A Sunday In Madrid

Pa arrives in the city of the closed doors,
Greeted by miners from Asturias.
His limousine streaks past giant shiny moneyboxes,
Huddled together for warmth.
He is deposited in his inner chamber.

Later, Pa meets the bear, impersonates a tree
To confuse the hell’s gates dogs’ sense of smell,
And rests for chess with no-one.
Then (amongst the closed doors) he shrinks,
Is dwarfed by rabbits, expands again
To invade the destiny of fourteen mysterious others,
Strangely clad, captured by a camera,
carefully arranged, with a space for his image.
A plot hatched by fate.

Pa looks for diversion in the written word,
Meanwhile, the mundane world seeks solace in illusion.
An imprisoned rainbow gives shelter to the homeless.
A painted machine registers the weight of mystery,
And for background interest a kilometre of women
Queue to kiss a wooden foot, patiently.
The Queen had been.
But no information, in the city of the closed doors,
On Christian Spain.
Elsewhere, bare buttocks wait their turn.
In vain. No guides available. All busy in the Prado,
Followed by shuffling feet. Fascinated. Perhaps.

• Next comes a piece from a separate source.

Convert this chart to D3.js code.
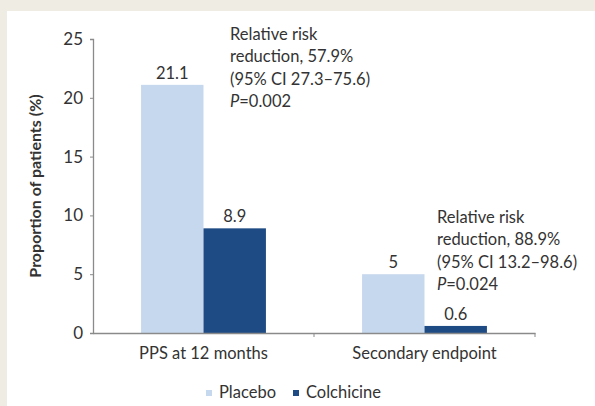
<!DOCTYPE html>
<html>
<head>
<meta charset="utf-8">
<script src="https://cdn.jsdelivr.net/npm/d3@7"></script>
<style>
  body { margin: 0; background: #efece3; }
  text { font-family: Lato, "Open Sans", sans-serif; fill: #333333; }
</style>
</head>
<body>
<div id="plot"></div>
<script>
// chart data
var categories = ["PPS at 12 months", "Secondary endpoint"];
var series = ["Placebo", "Colchicine"];
var placebo_values = [21.1, 5];
var colchicine_values = [8.9, 0.6];
var value_labels = [["21.1", "8.9"], ["5", "0.6"]];
var y_ticks = [0, 5, 10, 15, 20, 25];
var note_lines = [
    ["Relative risk", "reduction, 57.9%", "(95% CI 27.3\u201375.6)", "=0.002"],
    ["Relative risk", "reduction, 88.9%", "(95% CI 13.2\u201398.6)", "=0.024"]
];

var colors = {"Placebo": "#c6d8ed", "Colchicine": "#1f4b84"};

const total_width = 595
const total_height = 406
const fs = 16.5

var svg = d3.select("#plot").append("svg").attr("width", total_width).attr("height", total_height)
    .style("display", "block");

// white panel over beige page
svg.append("rect").attr("x", 7).attr("y", 11).attr("width", total_width - 7).attr("height", total_height - 11).style("fill", "#ffffff");

var left = 93, right = 535, top_y = 39, bottom_y = 333;

var x0 = d3.scaleBand().domain(categories).range([left, right]).paddingInner(0).paddingOuter(0);
var x1 = d3.scaleBand().domain(series).range([0, x0.bandwidth()]).paddingInner(0).paddingOuter(0.77);
var y = d3.scaleLinear().domain([0, 25]).range([bottom_y, top_y]);

var rows = categories.map(function(c, i) {
    return {cat: c, vals: [
        {s: "Placebo", v: placebo_values[i], label: value_labels[i][0]},
        {s: "Colchicine", v: colchicine_values[i], label: value_labels[i][1]}
    ]};
});

// bars
var groups = svg.selectAll(".grp").data(rows).enter().append("g")
    .attr("transform", function(d) {return "translate(" + x0(d.cat) + ",0)"});

groups.selectAll("rect").data(function(d) {return d.vals}).enter().append("rect")
    .attr("x", function(d) {return x1(d.s)})
    .attr("y", function(d) {return y(d.v)})
    .attr("width", x1.bandwidth())
    .attr("height", function(d) {return y(0) - y(d.v)})
    .style("fill", function(d) {return colors[d.s]});

groups.selectAll(".val").data(function(d) {return d.vals}).enter().append("text")
    .attr("x", function(d) {return x1(d.s) + x1.bandwidth() / 2})
    .attr("y", function(d) {return y(d.v) - 6})
    .attr("text-anchor", "middle").attr("font-size", fs)
    .text(function(d) {return d.label});

// y axis
var yAxis = d3.axisLeft(y).tickValues(y_ticks).tickSize(3).tickPadding(7);
var gy = svg.append("g").attr("transform", "translate(" + left + ",0)").call(yAxis);
gy.select(".domain").attr("stroke", "#8a8a8a").attr("stroke-width", 1.3);
gy.selectAll(".tick line").attr("stroke", "#8a8a8a");
gy.selectAll(".tick text").style("font-family", "Lato, sans-serif").attr("font-size", 17).style("fill", "#333333");

// x axis
var xAxis = d3.axisBottom(x0).tickSize(0).tickPadding(14);
var gx = svg.append("g").attr("transform", "translate(0," + bottom_y + ")").call(xAxis);
gx.select(".domain").attr("stroke", "#8a8a8a").attr("stroke-width", 1.3);
gx.selectAll(".tick text").style("font-family", "Lato, sans-serif").attr("font-size", fs).style("fill", "#333333");
gx.selectAll(".sep").data(categories).enter().append("line")
    .attr("x1", function(d) {return x0(d) + x0.bandwidth()})
    .attr("x2", function(d) {return x0(d) + x0.bandwidth()})
    .attr("y1", 0).attr("y2", 4).attr("stroke", "#8a8a8a");

// y title
svg.append("text").attr("transform", "translate(41,186) rotate(-90)")
    .attr("text-anchor", "middle").attr("font-size", 16).attr("font-weight", "bold")
    .text("Proportion of patients (%)");

// annotations
var note_pos = [[230, 40], [437, 223]];
note_lines.forEach(function(lines, k) {
    var t = svg.append("text").attr("font-size", fs);
    lines.forEach(function(line, j) {
        var ts = t.append("tspan").attr("x", note_pos[k][0]).attr("y", note_pos[k][1] + j * 22.3);
        if (j === 3) {
            ts.append("tspan").style("font-style", "italic").text("P");
            ts.append("tspan").text(line);
        } else {
            ts.text(line);
        }
    });
});

// legend
var legend_x = [206, 293];
var lg = svg.selectAll(".lg").data(series).enter().append("g")
    .attr("transform", function(d, i) {return "translate(" + legend_x[i] + ",390)"});
lg.append("rect").attr("width", 6).attr("height", 6).attr("y", 0)
    .style("fill", function(d) {return colors[d]});
lg.append("text").attr("x", 13).attr("y", 8).attr("font-size", fs).text(function(d) {return d});
</script>
</body>
</html>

Outside again in the mundane world,
In the city of the closed doors,
Living men impersonate sleeping saints,
On sundry raised surfaces, (like benches).
Art objects seat beadless (beneath coats).
Performance artists simulate poverty and beg.
A day’s begging pays the entrance fee
To the Cinema of Terror. A golden gas mask
Throw the torturers off the trail, amongst
The grazed walls of the city of the closed doors.

Pa escapes,
Samples the delights of raw fish, good wine,
Closes the door of his inner chamber,
Closes the door of his inner chamber, and sleeps.